According to the USPTO, a reference is analogous art to the claimed invention if: (1) the reference is from the same field of endeavor as the claimed invention (even if it addresses a different problem); or (2) the reference is reasonably pertinent to the problem faced by the inventor (even if it is not in the same field of endeavor as the claimed invention). In order for a reference to be “reasonably pertinent” to the problem, it must “logically … have commended itself to an inventor’s attention in considering his problem.”

Daedalus argued Gelb was not analogous art because it was not in the same field of endeavor as the ’132 patent and because it was not reasonably pertinent to the problems identified in the ’132 patent.  

The court found that the ’132 patent addressed the problem that prior art systems didn’t “permit a user to automatically select between multiple storage options” or address “files with varying storage or performance requirements or equipment with varying capacities and performance levels” and agreed with the PTAB that Gelb addresses the same problem, “namely that prior art storage access methods did not permit programmers to write code that would allow users to automatically select the appropriate storage devices based on ‘high or logical level’ concepts, such as ‘data sets, data bases and the like.’” 

Because that evidence supported the PTAB’s finding that Gelb would be reasonably pertinent to at least one problem identified in the ’132 patent, the court did not address Daedalus’ other arguments and affirmed the PTAB’s cancellation of the patent.

One takeaway from the decision, as stated by Dennis Crouch at PatentlyO, is the importance of explicitly stating the problem solved in patent applications to limit the scope of analogous art that could be relied upon by the examiner and by post-grant challengers.

Tracking Patent for Gemstones Using Blockchain Invalid Under Alice

PatentlyO also wrote about the Federal Circuit recently affirming the dismissal of a patent infringement lawsuit under 35 USC § 101. (Coincidentally, the Supreme Court also recently declined to take up a challenge to Alice v. CLS Bank, which set precedent for the two-part test determining patentability under Section 101.)

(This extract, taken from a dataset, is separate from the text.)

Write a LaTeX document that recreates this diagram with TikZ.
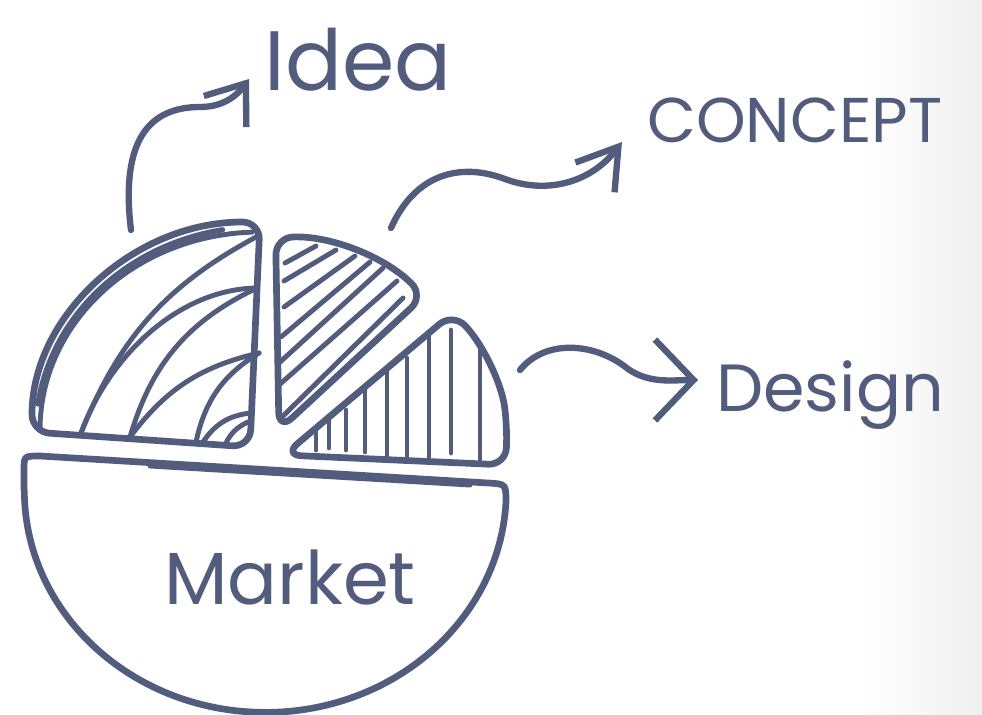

The district court in Rady v. The Boston Consulting Group, Inc., found U.S. Patent No. 10,469,250 owned by Max Rady to be unpatentable. The patent describes a method for scanning a gemstone, such as a diamond, determining the unique pattern of imperfections (the “signature”) and then recording the signature to a blockchain if it has not been previously registered.

Section 101 defines patent-eligible subject matter as “any new and useful process, machine, manufacture, or composition of matter, or any new and useful improvement thereof.” Laws of nature, natural phenomena, and abstract ideas have long been recognized as ineligible under Section 101.

Rady’s patent failed the first part of the Alice test because the courts found it was an abstract idea. Identifying items by their unique physical features is a long-standing and well-established practice, the Federal Circuit wrote, and a patent describing the use of specialized hardware does not, standing alone, mean that the claims are not directed to an abstract idea. As the Federal Circuit has previously recognized, “claims are not saved from abstraction merely because they recite components more specific than a generic computer.” 

“Rady’s claimed system may be useful in preventing the counterfeiting of gemstones, but utility is not the measure of patent eligibility,” the court wrote.

From an eligibility perspective, the Federal Circuit found that the principal shortcoming in Rady’s claims was that they “recite generic steps and results—as opposed to a specific solution to a technological problem.”

On step two, the Federal Circuit concluded that Rady’s claims fail to transform this abstract idea: “Rather than purporting to disclose any new type of blockchain or any improvement in blockchain functionality, the specification incorporates by reference papers describing conventional blockchain construction and performance.”